## TASK DIRECTIONS
Check each line of the entries below for the string "React"; copy every line where it appears.
## Begin DATASET EXTRACT
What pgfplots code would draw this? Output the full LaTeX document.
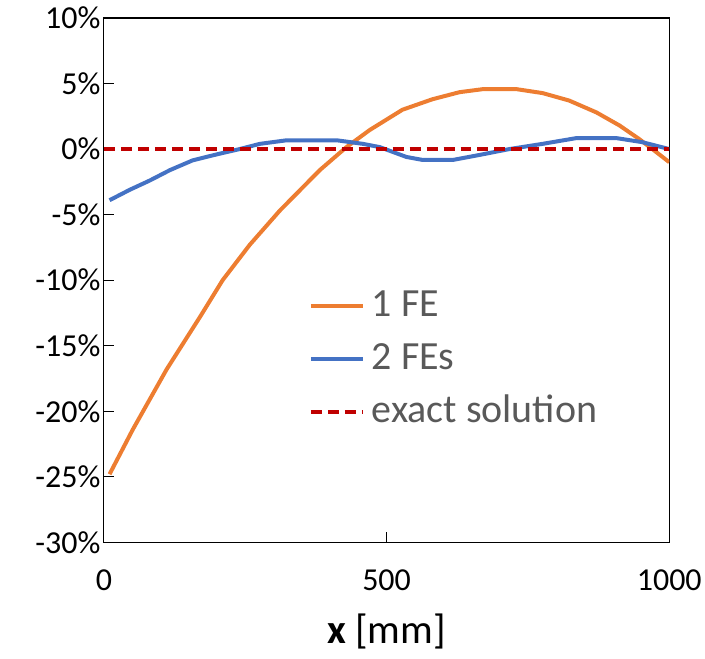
## End DATASET EXTRACT
## Begin DATASET EXTRACT
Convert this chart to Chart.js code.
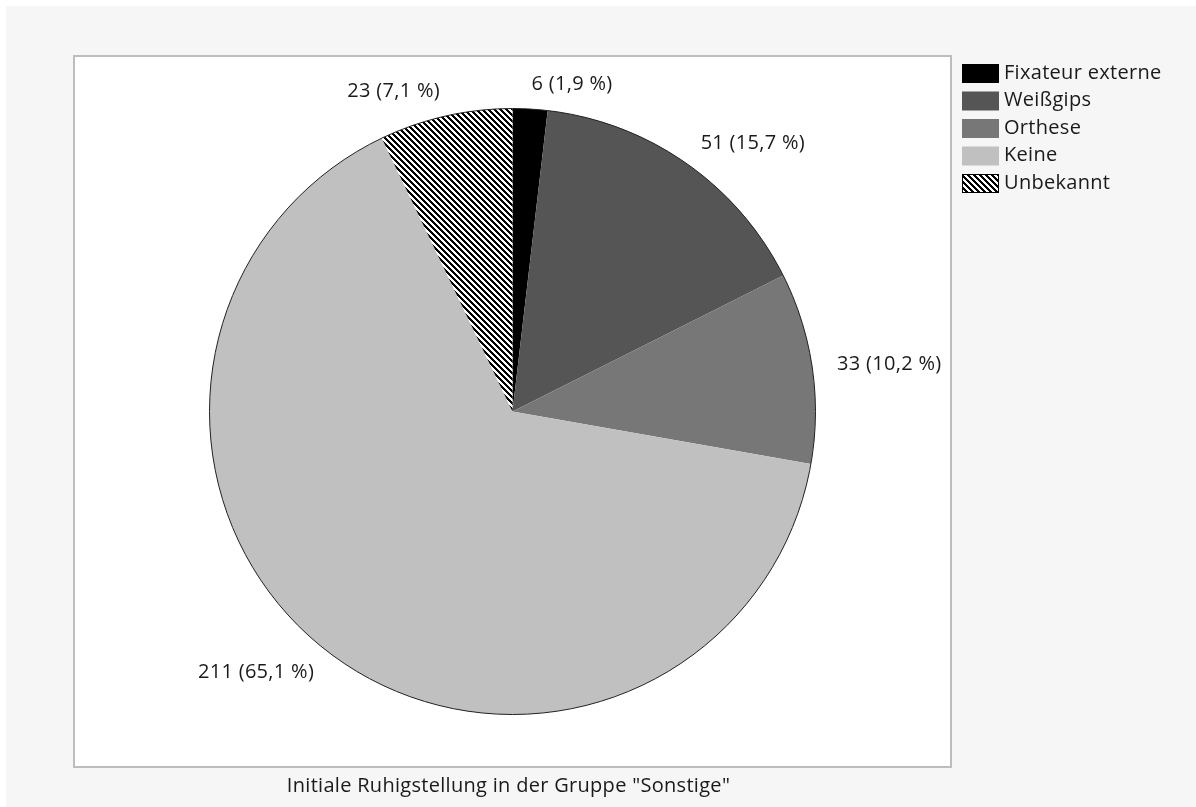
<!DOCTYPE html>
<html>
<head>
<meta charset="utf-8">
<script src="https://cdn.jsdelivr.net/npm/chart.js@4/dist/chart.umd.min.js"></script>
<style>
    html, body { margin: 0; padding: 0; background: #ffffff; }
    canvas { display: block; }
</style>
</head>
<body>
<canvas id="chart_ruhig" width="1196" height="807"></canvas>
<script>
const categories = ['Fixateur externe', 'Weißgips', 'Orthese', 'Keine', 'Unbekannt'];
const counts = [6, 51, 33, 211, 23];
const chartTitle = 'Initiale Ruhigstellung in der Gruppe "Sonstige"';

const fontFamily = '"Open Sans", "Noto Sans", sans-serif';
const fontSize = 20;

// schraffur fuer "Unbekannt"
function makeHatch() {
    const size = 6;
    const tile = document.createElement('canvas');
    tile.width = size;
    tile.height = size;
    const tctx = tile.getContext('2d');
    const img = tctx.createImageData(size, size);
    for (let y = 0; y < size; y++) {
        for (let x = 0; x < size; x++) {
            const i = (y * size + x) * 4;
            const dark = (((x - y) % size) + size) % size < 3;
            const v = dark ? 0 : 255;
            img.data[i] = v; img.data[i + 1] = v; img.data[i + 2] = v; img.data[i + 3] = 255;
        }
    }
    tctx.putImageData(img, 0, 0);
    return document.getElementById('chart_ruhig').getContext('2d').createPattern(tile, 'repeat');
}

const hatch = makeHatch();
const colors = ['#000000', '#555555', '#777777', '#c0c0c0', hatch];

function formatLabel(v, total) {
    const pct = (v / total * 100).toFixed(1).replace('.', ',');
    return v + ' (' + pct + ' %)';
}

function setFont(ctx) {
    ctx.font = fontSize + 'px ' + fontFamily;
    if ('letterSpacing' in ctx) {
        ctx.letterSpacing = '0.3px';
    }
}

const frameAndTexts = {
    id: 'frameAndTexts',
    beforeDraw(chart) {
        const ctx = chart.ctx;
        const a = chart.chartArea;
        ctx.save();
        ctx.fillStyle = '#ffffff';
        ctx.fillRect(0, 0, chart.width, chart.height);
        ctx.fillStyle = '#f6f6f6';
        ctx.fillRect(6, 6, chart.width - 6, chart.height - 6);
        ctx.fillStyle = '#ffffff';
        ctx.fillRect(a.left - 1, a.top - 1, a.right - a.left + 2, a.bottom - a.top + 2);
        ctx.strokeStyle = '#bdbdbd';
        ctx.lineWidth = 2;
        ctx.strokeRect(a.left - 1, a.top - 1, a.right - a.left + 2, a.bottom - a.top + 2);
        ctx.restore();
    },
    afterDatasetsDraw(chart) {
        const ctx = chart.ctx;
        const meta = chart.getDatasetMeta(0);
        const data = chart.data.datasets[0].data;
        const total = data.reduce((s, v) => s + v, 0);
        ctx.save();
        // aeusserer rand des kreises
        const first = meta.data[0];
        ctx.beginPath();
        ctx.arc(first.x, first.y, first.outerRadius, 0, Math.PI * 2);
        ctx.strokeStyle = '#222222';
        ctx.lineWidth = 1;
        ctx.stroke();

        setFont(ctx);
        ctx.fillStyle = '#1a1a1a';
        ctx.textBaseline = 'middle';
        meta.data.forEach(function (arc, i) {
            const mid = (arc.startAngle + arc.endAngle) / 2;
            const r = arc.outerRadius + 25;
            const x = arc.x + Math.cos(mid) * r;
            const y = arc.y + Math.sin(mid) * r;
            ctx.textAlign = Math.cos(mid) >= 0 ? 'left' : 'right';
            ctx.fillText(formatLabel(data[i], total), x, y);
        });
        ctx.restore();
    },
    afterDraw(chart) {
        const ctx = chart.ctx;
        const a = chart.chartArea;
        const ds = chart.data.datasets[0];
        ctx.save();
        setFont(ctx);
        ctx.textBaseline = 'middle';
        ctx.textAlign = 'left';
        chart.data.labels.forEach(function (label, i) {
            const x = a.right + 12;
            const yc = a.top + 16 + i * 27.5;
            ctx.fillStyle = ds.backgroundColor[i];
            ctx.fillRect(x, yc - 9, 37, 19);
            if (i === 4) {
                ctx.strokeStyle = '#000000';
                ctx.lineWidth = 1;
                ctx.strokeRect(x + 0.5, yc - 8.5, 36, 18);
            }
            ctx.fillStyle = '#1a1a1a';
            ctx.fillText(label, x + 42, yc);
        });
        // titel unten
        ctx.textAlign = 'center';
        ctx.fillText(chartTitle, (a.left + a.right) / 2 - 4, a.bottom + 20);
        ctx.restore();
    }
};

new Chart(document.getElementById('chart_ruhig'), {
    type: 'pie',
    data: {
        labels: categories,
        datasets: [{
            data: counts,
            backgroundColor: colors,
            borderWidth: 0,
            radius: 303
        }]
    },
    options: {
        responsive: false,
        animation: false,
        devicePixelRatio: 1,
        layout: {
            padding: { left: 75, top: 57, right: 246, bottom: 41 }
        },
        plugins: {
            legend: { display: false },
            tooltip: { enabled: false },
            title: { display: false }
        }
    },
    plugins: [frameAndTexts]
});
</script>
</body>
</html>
## End DATASET EXTRACT
## Begin DATASET EXTRACT
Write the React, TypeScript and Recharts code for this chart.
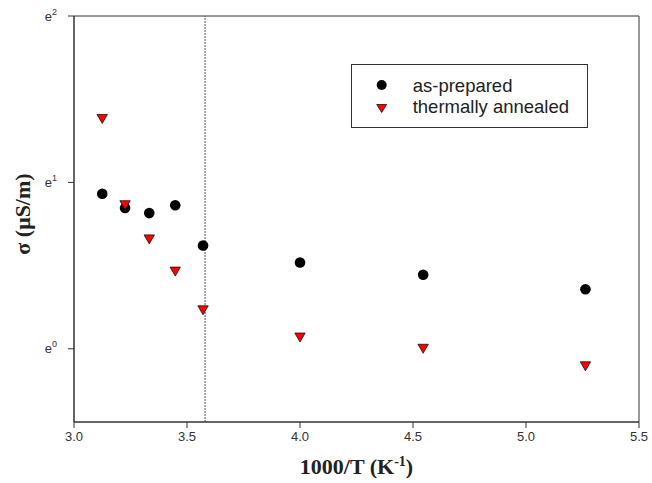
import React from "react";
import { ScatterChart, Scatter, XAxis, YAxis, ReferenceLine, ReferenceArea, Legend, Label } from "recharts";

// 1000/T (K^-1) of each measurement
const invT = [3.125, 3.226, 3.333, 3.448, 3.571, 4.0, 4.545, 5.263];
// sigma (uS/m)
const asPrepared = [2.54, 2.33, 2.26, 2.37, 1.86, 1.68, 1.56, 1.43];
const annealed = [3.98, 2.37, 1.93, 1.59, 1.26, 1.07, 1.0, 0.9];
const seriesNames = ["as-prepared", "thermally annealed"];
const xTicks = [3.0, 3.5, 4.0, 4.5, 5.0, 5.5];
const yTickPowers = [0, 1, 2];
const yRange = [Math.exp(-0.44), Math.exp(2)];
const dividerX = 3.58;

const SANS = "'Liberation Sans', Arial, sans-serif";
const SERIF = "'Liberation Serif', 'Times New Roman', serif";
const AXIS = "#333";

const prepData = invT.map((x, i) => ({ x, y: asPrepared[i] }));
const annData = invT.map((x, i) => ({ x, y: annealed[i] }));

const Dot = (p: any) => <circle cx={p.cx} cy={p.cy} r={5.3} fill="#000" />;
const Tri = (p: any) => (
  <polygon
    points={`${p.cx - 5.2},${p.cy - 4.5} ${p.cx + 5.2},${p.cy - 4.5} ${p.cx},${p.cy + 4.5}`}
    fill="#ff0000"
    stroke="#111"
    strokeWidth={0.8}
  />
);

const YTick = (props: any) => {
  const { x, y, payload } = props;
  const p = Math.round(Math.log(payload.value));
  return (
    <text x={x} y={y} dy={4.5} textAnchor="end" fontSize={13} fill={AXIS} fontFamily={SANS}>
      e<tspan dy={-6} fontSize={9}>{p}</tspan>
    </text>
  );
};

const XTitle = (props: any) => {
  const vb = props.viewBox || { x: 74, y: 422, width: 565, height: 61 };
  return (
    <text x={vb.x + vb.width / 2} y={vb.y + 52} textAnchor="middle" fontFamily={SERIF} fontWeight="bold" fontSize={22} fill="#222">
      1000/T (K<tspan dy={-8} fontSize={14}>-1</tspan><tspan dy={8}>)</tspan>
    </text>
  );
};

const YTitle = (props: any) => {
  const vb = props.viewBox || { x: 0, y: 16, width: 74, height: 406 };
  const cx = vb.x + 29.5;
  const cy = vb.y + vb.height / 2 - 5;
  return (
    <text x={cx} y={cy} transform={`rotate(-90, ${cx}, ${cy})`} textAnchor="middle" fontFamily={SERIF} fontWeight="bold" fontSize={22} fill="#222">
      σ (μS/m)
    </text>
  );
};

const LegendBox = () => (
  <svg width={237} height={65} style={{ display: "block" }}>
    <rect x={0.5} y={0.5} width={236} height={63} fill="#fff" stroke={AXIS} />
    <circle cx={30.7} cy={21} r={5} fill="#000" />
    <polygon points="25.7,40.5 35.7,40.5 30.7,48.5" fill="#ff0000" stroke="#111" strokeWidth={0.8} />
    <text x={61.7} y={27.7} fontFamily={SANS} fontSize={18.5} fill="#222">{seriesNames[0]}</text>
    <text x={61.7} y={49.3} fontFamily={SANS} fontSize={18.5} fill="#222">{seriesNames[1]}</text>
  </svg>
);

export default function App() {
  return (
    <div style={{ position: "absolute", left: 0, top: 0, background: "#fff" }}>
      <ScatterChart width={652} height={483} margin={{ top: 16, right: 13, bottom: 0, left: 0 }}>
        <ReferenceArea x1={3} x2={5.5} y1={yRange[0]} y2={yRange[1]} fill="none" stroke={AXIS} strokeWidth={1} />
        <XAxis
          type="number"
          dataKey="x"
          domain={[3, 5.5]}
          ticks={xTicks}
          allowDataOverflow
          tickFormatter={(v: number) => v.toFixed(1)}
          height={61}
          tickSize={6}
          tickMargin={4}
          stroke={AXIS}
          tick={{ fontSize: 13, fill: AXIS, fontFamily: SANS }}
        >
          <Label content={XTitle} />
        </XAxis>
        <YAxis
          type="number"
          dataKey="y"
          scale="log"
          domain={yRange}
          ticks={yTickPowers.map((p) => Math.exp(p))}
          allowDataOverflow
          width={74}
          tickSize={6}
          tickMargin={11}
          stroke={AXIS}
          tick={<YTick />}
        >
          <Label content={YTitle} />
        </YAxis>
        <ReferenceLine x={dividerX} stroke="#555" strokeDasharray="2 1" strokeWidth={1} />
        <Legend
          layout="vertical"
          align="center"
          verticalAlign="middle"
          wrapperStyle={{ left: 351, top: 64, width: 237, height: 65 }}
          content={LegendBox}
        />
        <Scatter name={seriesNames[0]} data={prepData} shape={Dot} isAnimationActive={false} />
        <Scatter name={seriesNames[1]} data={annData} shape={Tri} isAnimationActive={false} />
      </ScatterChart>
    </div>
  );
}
## End DATASET EXTRACT
## EXERCISE OUTPUT
Write the React, TypeScript and Recharts code for this chart.
import React from "react";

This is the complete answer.